Statec has argued that this phenomenon raises issues in terms of the sustainability and impact on household debt and property prices, which have risen 18% since 2015 in the eurozone (compared to +10% between 2005 and 2014). In Luxembourg, real estate prices continue their upward trend, which began in 2010 at a sustained average rate of 5% per year (+28% between 2015 and early 2019). Household debt is also on the rise, accounting for 171% of disposable income at the end of 2017 (up 12% since the end of 2014).
Moreover, core inflation increased significantly in the Grand Duchy in the past quarters before stabilising at a level close to 2% over one year. That being said, the weakness of core inflation in the eurozone is more prolonged: for over two years, the average rate has remained close to 1.2% - although this rate hides very different inflationary pressures across countries and is largely influenced by inertia in a few large countries.
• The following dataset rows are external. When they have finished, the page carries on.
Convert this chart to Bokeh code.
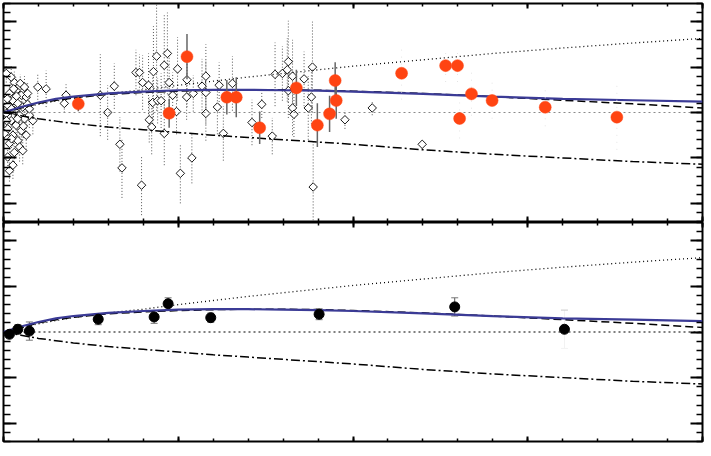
from bokeh.plotting import figure
from bokeh.layouts import column
from bokeh.models import (FixedTicker, LinearAxis, Range1d, ColumnDataSource, Whisker, TeeHead,
                          CustomJSTickFormatter)
from bokeh.embed import file_html
from bokeh.resources import INLINE

# ---------------- data ----------------
x_major = [0.0, 0.5, 1.0, 1.5, 2.0]
x_minor = [i / 10 for i in range(21)]
y_major = [-1.0, -0.5, 0.0, 0.5, 1.0]
y_minor = [round(-1.2 + i / 10, 2) for i in range(25)]

# model curves
model_z = [0, 0.05, 0.1, 0.15, 0.2, 0.3, 0.4, 0.5, 0.6, 0.7, 0.8, 0.9, 1.0, 1.2, 1.4, 1.6, 1.8, 2.0]
model_blue = [0, 0.06, 0.11, 0.15, 0.175, 0.21, 0.23, 0.245, 0.25, 0.25, 0.245, 0.24, 0.23, 0.205, 0.175, 0.15, 0.135, 0.12]
model_dashed = [0, 0.05, 0.10, 0.135, 0.16, 0.20, 0.22, 0.235, 0.245, 0.25, 0.25, 0.245, 0.235, 0.21, 0.175, 0.135, 0.095, 0.05]
model_dotted = [0, 0.045, 0.09, 0.125, 0.16, 0.21, 0.25, 0.30, 0.345, 0.39, 0.43, 0.47, 0.51, 0.58, 0.65, 0.71, 0.765, 0.815]
model_dashdot = [0, -0.035, -0.07, -0.095, -0.12, -0.16, -0.19, -0.22, -0.25, -0.275, -0.30, -0.325, -0.35, -0.41, -0.46, -0.50, -0.54, -0.57]
zero_z = [0.0, 2.0]
zero_y = [0.0, 0.0]

# ground-based SNe (open diamonds)
gz = [0.031, 0.048, 0.060, 0.036, 0.017, 0.051, 0.065, 0.027, 0.041, 0.012, 0.055, 0.031, 0.008, 0.046,
      0.060, 0.022, 0.084, 0.036, 0.012, 0.051, 0.027, 0.041, 0.017, 0.046, 0.031, 0.012, 0.027, 0.017,
      0.008, 0.022, 0.074, 0.069, 0.003, 0.003, 0.065, 0.055, 0.023, 0.040, 0.011, 0.069, 0.029, 0.057,
      0.009, 0.037, 0.074, 0.023,
      0.098, 0.122, 0.179, 0.174, 0.277, 0.298, 0.317, 0.333, 0.339, 0.395, 0.379, 0.389, 0.398, 0.415,
      0.429, 0.438, 0.460, 0.469, 0.474, 0.498, 0.525, 0.524, 0.427, 0.441, 0.451, 0.417, 0.424, 0.460,
      0.495, 0.506, 0.539, 0.579, 0.568, 0.579, 0.579, 0.617, 0.612, 0.629, 0.655, 0.543, 0.484, 0.739,
      0.711, 0.769, 0.777, 0.798, 0.812, 0.815, 0.827, 0.815, 0.827, 0.831, 0.860, 0.884, 0.881, 0.872,
      0.886, 0.977, 1.055, 1.198]
gdm = [0.33, 0.32, 0.28, 0.24, 0.21, 0.19, 0.17, 0.13, 0.10, 0.08, 0.06, 0.02, -0.01, -0.03,
       -0.07, -0.09, -0.09, -0.14, -0.18, -0.20, -0.25, -0.31, -0.34, -0.38, -0.44, -0.49, -0.58, -0.64,
       0.43, 0.39, -0.03, 0.21, 0.13, -0.23, -0.25, -0.42, 0.04, -0.07, 0.15, 0.09, 0.26, -0.15,
       -0.09, 0.18, 0.04, -0.29,
       0.28, 0.26, 0.19, 0.10, 0.19, 0.00, 0.29, -0.35, -0.61, -0.80, 0.44, 0.44, 0.33, 0.30,
       0.45, 0.62, 0.52, 0.65, 0.33, 0.48, 0.36, 0.17, 0.11, 0.13, 0.13, -0.08, -0.16, -0.23,
       0.01, -0.67, -0.50, 0.40, 0.29, 0.22, -0.01, 0.30, 0.06, -0.23, 0.32, 0.21, 0.19, 0.09,
       -0.11, -0.26, 0.42, 0.43, 0.47, 0.56, 0.40, 0.24, 0.05, -0.02, 0.37, 0.50, 0.17, 0.05,
       -0.82, -0.08, 0.05, -0.35]
gerr = [0.12, 0.10, 0.12, 0.15, 0.10, 0.14, 0.16, 0.12, 0.10, 0.08, 0.15, 0.10, 0.08, 0.12,
        0.16, 0.10, 0.15, 0.12, 0.08, 0.14, 0.12, 0.15, 0.10, 0.16, 0.14, 0.10, 0.15, 0.12,
        0.10, 0.12, 0.14, 0.13, 0.06, 0.06, 0.16, 0.15, 0.08, 0.10, 0.08, 0.12, 0.10, 0.13,
        0.07, 0.10, 0.12, 0.10,
        0.14, 0.20, 0.12, 0.10, 0.45, 0.30, 0.25, 0.30, 0.33, 0.33, 0.25, 0.20, 0.30, 0.35,
        0.50, 0.60, 0.55, 0.45, 0.30, 0.35, 0.30, 0.25, 0.30, 0.25, 0.30, 0.25, 0.30, 0.35,
        0.25, 0.33, 0.28, 0.35, 0.30, 0.35, 0.30, 0.25, 0.30, 0.30, 0.30, 0.20, 0.25, 0.15,
        0.25, 0.20, 0.35, 0.30, 0.35, 0.45, 0.40, 0.30, 0.30, 0.25, 0.30, 0.50, 0.30, 0.35,
        0.50, 0.10, 0.08, 0.05]

# HST-discovered SNe (red filled circles)
hz = [0.214, 0.474, 0.525, 0.639, 0.666, 0.733, 0.838, 0.898, 0.933, 0.949, 0.952,
      1.139, 1.265, 1.299, 1.305, 1.339, 1.398, 1.550, 1.755]
hdm = [0.095, -0.008, 0.615, 0.168, 0.168, -0.168, 0.271, -0.139, -0.015, 0.352, 0.132,
       0.432, 0.516, 0.516, -0.066, 0.205, 0.132, 0.058, -0.051]
herr = [0.08, 0.16, 0.25, 0.19, 0.22, 0.18, 0.20, 0.24, 0.20, 0.20, 0.20,
        0.29, 0.18, 0.18, 0.22, 0.24, 0.20, 0.21, 0.36]

# binned data (bottom panel)
bz = [0.017, 0.041, 0.074, 0.271, 0.431, 0.471, 0.593, 0.903, 1.291, 1.605]
bdm = [-0.025, 0.03, 0.01, 0.14, 0.165, 0.31, 0.157, 0.195, 0.275, 0.03]
berr = [0.03, 0.05, 0.10, 0.06, 0.07, 0.065, 0.05, 0.06, 0.10, 0.21]

# ---------------- helpers ----------------
BLUE = "#3b3b96"
RED = "#ff4412"


def style_axis(ax, major_in, minor_in):
    ax.axis_line_color = None
    ax.major_tick_in = major_in
    ax.major_tick_out = 0
    ax.minor_tick_in = minor_in
    ax.minor_tick_out = 0
    ax.major_tick_line_width = 2
    ax.minor_tick_line_width = 1.5
    ax.major_tick_line_color = "black"
    ax.minor_tick_line_color = "black"
    ax.major_label_text_font_size = "0px"
    ax.major_label_standoff = 0
    ax.formatter = CustomJSTickFormatter(code="return ''")


def make_panel(height, mtop, mbottom):
    p = figure(width=704, height=height, x_range=Range1d(0, 2), y_range=Range1d(-1.2, 1.2),
               output_backend="svg", toolbar_location=None,
               x_axis_location=None, y_axis_location=None,
               min_border_left=3, min_border_right=2, min_border_top=mtop, min_border_bottom=mbottom)
    p.grid.visible = False
    p.outline_line_color = "black"
    p.outline_line_width = 2
    p.background_fill_color = "white"
    p.border_fill_color = "white"
    for loc in ("below", "above"):
        ax = LinearAxis(ticker=FixedTicker(ticks=x_major, minor_ticks=x_minor))
        p.add_layout(ax, loc)
        style_axis(ax, 5, 3)
    for loc, mj, mn in (("left", 13, 7), ("right", 12, 6)):
        ax = LinearAxis(ticker=FixedTicker(ticks=y_major, minor_ticks=y_minor))
        p.add_layout(ax, loc)
        style_axis(ax, mj, mn)
    return p


def add_models(p, zero_color):
    p.line(zero_z, zero_y, line_color=zero_color, line_dash="2 3", line_width=1.2)
    p.line(model_z, model_dotted, line_color="black", line_dash="1 3", line_width=1.3)
    p.line(model_z, model_dashdot, line_color="black", line_dash="9 3 2 3", line_width=1.5)
    p.line(model_z, model_dashed, line_color="black", line_dash="8 4", line_width=1.5)
    p.line(model_z, model_blue, line_color=BLUE, line_width=2.2)


def err_source(zs, ms, es, keep):
    idx = [i for i, z in enumerate(zs) if keep(z)]
    return ColumnDataSource(dict(z=[zs[i] for i in idx], dm=[ms[i] for i in idx],
                                 lo=[ms[i] - es[i] for i in idx],
                                 hi=[ms[i] + es[i] for i in idx]))


# ---------------- top panel ----------------
top = make_panel(222, 3, 1)
gsrc = err_source(gz, gdm, gerr, lambda z: True)
top.segment(x0="z", y0="lo", x1="z", y1="hi", source=gsrc,
            line_color="#555555", line_dash="1 2", line_width=1)
top.scatter(x="z", y="dm", source=gsrc, marker="square", angle=0.785398, size=6,
            fill_color="white", line_color="black", line_width=0.9)
add_models(top, "#8a8a8a")

hnear = err_source(hz, hdm, herr, lambda z: z < 1.0)
hfar = err_source(hz, hdm, herr, lambda z: z >= 1.0)
top.segment(x0="z", y0="lo", x1="z", y1="hi", source=hnear, line_color="#666666", line_width=1.5)
top.segment(x0="z", y0="lo", x1="z", y1="hi", source=hfar, line_color="#e4e4e4", line_width=1,
            line_dash="1 6")
hall = err_source(hz, hdm, herr, lambda z: True)
top.scatter(x="z", y="dm", source=hall, marker="circle", size=12,
            fill_color=RED, line_color=RED, line_width=0.5)

# ---------------- bottom panel ----------------
bot = make_panel(221, 0, 2)
add_models(bot, "black")
bnear = err_source(bz, bdm, berr, lambda z: z < 1.5)
bfar = err_source(bz, bdm, berr, lambda z: z >= 1.5)
bot.add_layout(Whisker(base="z", lower="lo", upper="hi", source=bnear, dimension="height",
                       line_color="#555555", line_width=1,
                       upper_head=TeeHead(size=7, line_color="#777777", line_width=1),
                       lower_head=TeeHead(size=7, line_color="#777777", line_width=1)))
bot.add_layout(Whisker(base="z", lower="lo", upper="hi", source=bfar, dimension="height",
                       line_color="#f2f2f2", line_width=1,
                       upper_head=TeeHead(size=7, line_color="#c8c8c8", line_width=1),
                       lower_head=TeeHead(size=7, line_color="#f2f2f2", line_width=1)))
ball = err_source(bz, bdm, berr, lambda z: True)
bot.scatter(x="z", y="dm", source=ball, marker="circle", size=10,
            fill_color="black", line_color="black")

layout = column(top, bot, spacing=0)

open("out.html", "w").write(file_html(layout, INLINE))
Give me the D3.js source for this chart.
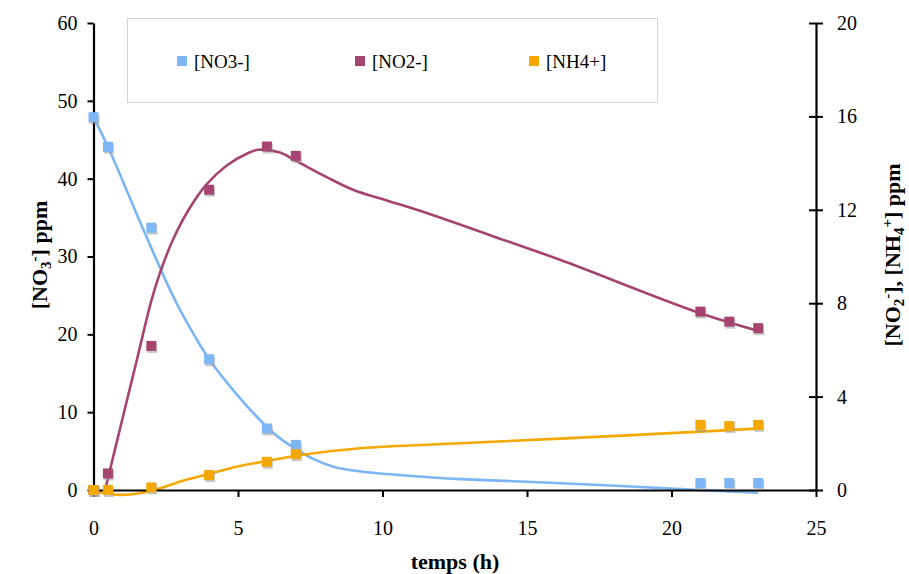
<!DOCTYPE html>
<html><head><meta charset="utf-8">
<script src="https://cdn.jsdelivr.net/npm/d3@7"></script>
<style>body{margin:0;background:#fff}svg{display:block}svg text{font-family:"Times New Roman","Liberation Serif","Tinos","DejaVu Serif",serif !important;fill:#000}</style>
</head><body>
<script>
// measured data
const times = [0, 0.5, 2, 4, 6, 7, 21, 22, 23];
const no3 = [47.9, 44.1, 33.7, 16.8, 7.9, 5.8, 0.9, 0.9, 0.9];
const no2 = [0, 0.71, 6.17, 12.86, 14.71, 14.31, 7.64, 7.21, 6.93];
const nh4 = [0, 0, 0.11, 0.64, 1.21, 1.54, 2.79, 2.74, 2.79];
// model curves
const no3FitT = [0, 0.5, 1, 1.5, 2, 2.5, 3, 3.5, 4, 5, 6, 6.5, 7, 7.6, 8.3, 9.2, 11, 12.7, 16, 21, 23];
const no3FitV = [47.9, 44.1, 39.8, 35.4, 31.1, 26.9, 23.1, 19.8, 16.8, 12.1, 8.1, 6.5, 5.3, 4.0, 3.0, 2.4, 1.8, 1.4, 0.9, 0.0, -0.35];
const no2FitT = [0.4, 1, 1.5, 2, 2.3, 2.76, 3.34, 3.92, 4.61, 5.3, 5.7, 6.45, 7, 8.07, 9, 10.15, 11.53, 13.84, 16.14, 21, 23.1];
const no2FitV = [0, 3.04, 5.57, 8.1, 9.3, 10.75, 12.1, 13.1, 13.9, 14.4, 14.57, 14.45, 14.1, 13.4, 12.85, 12.4, 11.86, 10.86, 9.86, 7.57, 6.78];
const nh4FitT = [0, 0.5, 0.92, 1.6, 2.3, 3, 4, 4.95, 6, 7, 9.22, 12.68, 16.14, 21, 23.1];
const nh4FitV = [-0.05, -0.15, -0.21, -0.14, 0.07, 0.36, 0.69, 1.0, 1.24, 1.47, 1.79, 2.0, 2.2, 2.5, 2.64];
const xTicks = [0, 5, 10, 15, 20, 25];
const yLeftTicks = [0, 10, 20, 30, 40, 50, 60];
const yRightTicks = [0, 4, 8, 12, 16, 20];
const legendLabels = ["[NO3-]", "[NO2-]", "[NH4+]"];
const colors = {no3: "#7cb6f5", no2: "#a5456f", nh4: "#f5a800"};

const W = 909, H = 574;
const svg = d3.select("body").append("svg").attr("width", W).attr("height", H);
const x = d3.scaleLinear().domain([0, 25]).range([93.5, 816]);
const yL = d3.scaleLinear().domain([0, 60]).range([490, 23]);
const yR = d3.scaleLinear().domain([0, 20]).range([490, 23]);

// legend
const lg = svg.append("g");
lg.append("rect").attr("x", 127.5).attr("y", 18.5).attr("width", 530).attr("height", 84)
  .attr("fill", "#fff").attr("stroke", "#d4d4d4").attr("stroke-width", 1);
const legCols = [colors.no3, colors.no2, colors.nh4];
const legX = [182, 360, 534];
legendLabels.forEach((l, i) => {
  lg.append("rect").attr("x", legX[i] - 5).attr("y", 56).attr("width", 10).attr("height", 10).attr("fill", legCols[i]);
  lg.append("text").attr("x", legX[i] + 12).attr("y", 68).attr("font-size", 19).text(l);
});

// curves
function curve(ts, vs, ys, col) {
  const pts = ts.map((t, i) => [t, vs[i]]);
  svg.append("path").datum(pts)
    .attr("d", d3.line().x(d => x(d[0])).y(d => ys(d[1])).curve(d3.curveCatmullRom.alpha(0.5)))
    .attr("fill", "none").attr("stroke", col).attr("stroke-width", 2.6);
}
curve(no3FitT, no3FitV, yL, colors.no3);
curve(no2FitT, no2FitV, yR, colors.no2);
curve(nh4FitT, nh4FitV, yR, colors.nh4);

// axes
const axG = svg.append("g");
const axL = axG.append("g").attr("transform", "translate(93.5,0)")
  .call(d3.axisLeft(yL).tickValues(yLeftTicks).tickSize(6).tickPadding(10).tickSizeOuter(0));
const axR = axG.append("g").attr("transform", "translate(816,0)")
  .call(d3.axisRight(yR).tickValues(yRightTicks).tickSize(7).tickPadding(14).tickSizeOuter(0));
axR.selectAll(".tick line").attr("x1", -7);
const axB = axG.append("g").attr("transform", "translate(0,490)")
  .call(d3.axisBottom(x).tickValues(xTicks).tickSize(7).tickPadding(24).tickSizeOuter(0));
axG.selectAll("g").attr("font-family", null);
axG.selectAll(".domain").attr("stroke", "#000").attr("stroke-width", 2.2);
axG.selectAll(".tick line").attr("stroke", "#000").attr("stroke-width", 2);
axG.selectAll(".tick text").attr("font-size", 20).attr("fill", "#000");

// markers
function markers(vals, ys, col) {
  const g = svg.append("g");
  g.selectAll(".s").data(times).join("rect")
    .attr("x", (t) => x(t) - 5 + 1).attr("y", (t, i) => ys(vals[i]) - 5 + 2)
    .attr("width", 10).attr("height", 10).attr("fill", "#9a9a9a").attr("opacity", 0.55);
  g.selectAll(".m").data(times).join("rect")
    .attr("x", (t) => x(t) - 5).attr("y", (t, i) => ys(vals[i]) - 5)
    .attr("width", 10).attr("height", 10).attr("fill", col);
}
markers(no2, yR, colors.no2);
markers(no3, yL, colors.no3);
markers(nh4, yR, colors.nh4);

// axis titles
const tl = svg.append("text").attr("transform", "translate(47,255) rotate(-90)")
  .attr("text-anchor", "middle").attr("font-weight", "bold").attr("font-size", 22);
tl.append("tspan").text("[NO");
tl.append("tspan").attr("font-size", 15).attr("dy", 4).text("3");
tl.append("tspan").attr("font-size", 15).attr("dy", -12).text("-");
tl.append("tspan").attr("dy", 8).text("] ppm");

const tr = svg.append("text").attr("transform", "translate(900,255) rotate(-90)")
  .attr("text-anchor", "middle").attr("font-weight", "bold").attr("font-size", 22);
tr.append("tspan").text("[NO");
tr.append("tspan").attr("font-size", 15).attr("dy", 4).text("2");
tr.append("tspan").attr("font-size", 15).attr("dy", -12).text("-");
tr.append("tspan").attr("dy", 8).text("], [NH");
tr.append("tspan").attr("font-size", 15).attr("dy", 4).text("4");
tr.append("tspan").attr("font-size", 15).attr("dy", -12).text("+");
tr.append("tspan").attr("dy", 8).text("] ppm");

svg.append("text").attr("x", 455).attr("y", 569).attr("text-anchor", "middle")
  .attr("font-weight", "bold").attr("font-size", 22).text("temps (h)");
</script>
</body></html>
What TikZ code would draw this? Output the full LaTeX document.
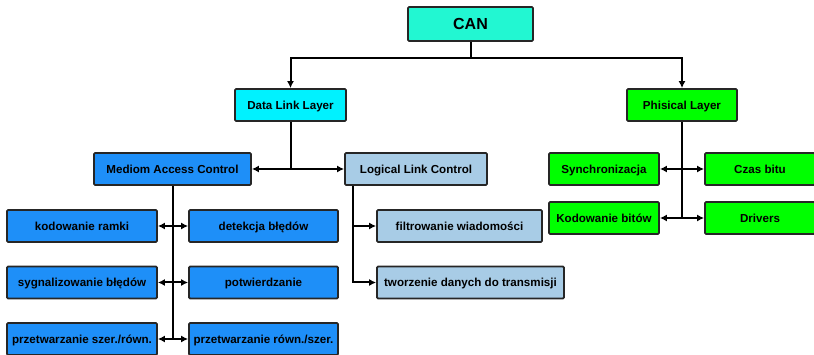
\documentclass[tikz,border=0pt]{standalone}
\usepackage{fontspec}
\setmainfont{Liberation Sans}
\usetikzlibrary{arrows.meta}
\definecolor{cCAN}{HTML}{22F7D2}
\definecolor{cDLL}{HTML}{00F2FF}
\definecolor{cPL}{HTML}{00FF00}
\definecolor{cMAC}{HTML}{1E8FF8}
\definecolor{cLLC}{HTML}{A8CCE6}
\tikzset{
  box/.style={draw=black!85, line width=1.8pt, rounded corners=1.2pt, inner sep=0pt,
    minimum height=32pt, text height=8.2pt, text depth=0pt,
    font=\bfseries\fontsize{11.6}{13}\selectfont},
  link/.style={line width=2pt, draw=black},
  tip/.style={-{Latex[length=7pt,width=7pt]}},
  tips/.style={{Latex[length=7pt,width=7pt]}-{Latex[length=7pt,width=7pt]}}
}
\begin{document}
\begin{tikzpicture}[x=1pt,y=-1pt]
\useasboundingbox (0,0) rectangle (814,355);
% level 0
\node[box, fill=cCAN, minimum width=125pt, minimum height=34pt, text height=11.5pt,
  font=\bfseries\fontsize{16}{18}\selectfont] (can) at (470.5,24) {CAN};
% level 1
\node[box, fill=cDLL, minimum width=111pt] (dll) at (290.5,105) {Data Link Layer};
\node[box, fill=cPL, minimum width=110pt] (pl) at (682,105) {Phisical Layer};
% level 2
\node[box, fill=cMAC, minimum width=157pt] (mac) at (172.5,169) {Mediom Access Control};
\node[box, fill=cLLC, minimum width=142pt] (llc) at (416,169) {Logical Link Control};
% MAC children
\node[box, fill=cMAC, minimum width=150pt] (k1) at (82,226) {kodowanie ramki};
\node[box, fill=cMAC, minimum width=149pt] (d1) at (263.5,226) {detekcja błędów};
\node[box, fill=cMAC, minimum width=150pt] (k2) at (82,282.5) {sygnalizowanie błędów};
\node[box, fill=cMAC, minimum width=149pt] (d2) at (263.5,282.5) {potwierdzanie};
\node[box, fill=cMAC, minimum width=150pt] (k3) at (82,339) {przetwarzanie szer./równ.};
\node[box, fill=cMAC, minimum width=149pt] (d3) at (263.5,339) {przetwarzanie równ./szer.};
% LLC children
\node[box, fill=cLLC, minimum width=165pt] (f1) at (459.5,226) {filtrowanie wiadomości};
\node[box, fill=cLLC, minimum width=187pt] (t1) at (470.5,282.5) {tworzenie danych do transmisji};
% PL children
\node[box, fill=cPL, minimum width=110pt] (s1) at (604,169) {Synchronizacja};
\node[box, fill=cPL, minimum width=110pt] (c1) at (760,169) {Czas bitu};
\node[box, fill=cPL, minimum width=110pt] (s2) at (604,218) {Kodowanie bitów};
\node[box, fill=cPL, minimum width=110pt] (c2) at (760,218) {Drivers};
% connectors
\coordinate (bus) at ([yshift=-16pt]can.south);
\draw[link] (can.south) -- (bus);
\draw[link, tip] (bus) -| (dll.north);
\draw[link, tip] (bus) -| (pl.north);
\draw[link] (dll.south) -- (dll.south |- mac.east);
\draw[link, tips] (mac.east) -- (llc.west);
\draw[link] (mac.south) -- (mac.south |- k3.east);
\draw[link, tips] (k1.east) -- (d1.west);
\draw[link, tips] (k2.east) -- (d2.west);
\draw[link, tips] (k3.east) -- (d3.west);
\coordinate (lv) at ([xshift=9pt]llc.south west);
\draw[link, tip] (lv) |- (f1.west);
\draw[link, tip] (lv) |- (t1.west);
\draw[link] (pl.south) -- (pl.south |- s2.east);
\draw[link, tips] (s1.east) -- (c1.west);
\draw[link, tips] (s2.east) -- (c2.west);
\end{tikzpicture}
\end{document}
In addition to Luxembourg, the strengthening of core inflation (in the first eight months of 2019) compared to 2018 was most significant in the Netherlands, Latvia, Ireland, Cyprus and Slovenia.
The Statec report also highlighted how the unemployment rate had bounced back in Luxembourg at the beginning of the year, a phenomenon that was primarily related to the introduction of social inclusion income; the rate rose from 5.1% of the active population in December 2018 to 5.%% in June, before falling again to 5.4% in July and August 2019.
Similarly, the report analysed the slow-down in industrial employment in Luxembourg, from +1.6% over one year in Q2 2018 to only +0.5% in Q1 2019. This has been attributed mainly to the food industry, which accounted for 12% of manufacturing industry employment in Luxembourg (as much as metallurgy).
Finally, the confidence of construction contractors in the euro area has also decreased moderately since the end of 2018. In Luxembourg too, one can perceive an almost identical evolution (even if the monthly results are much more volatile). In both cases, however, the morale of companies in the sector remains at historically high levels and production continues to grow; in the eurozone, this increased by almost 3% and in Luxembourg by 0.6% over one year in the first half of 2019.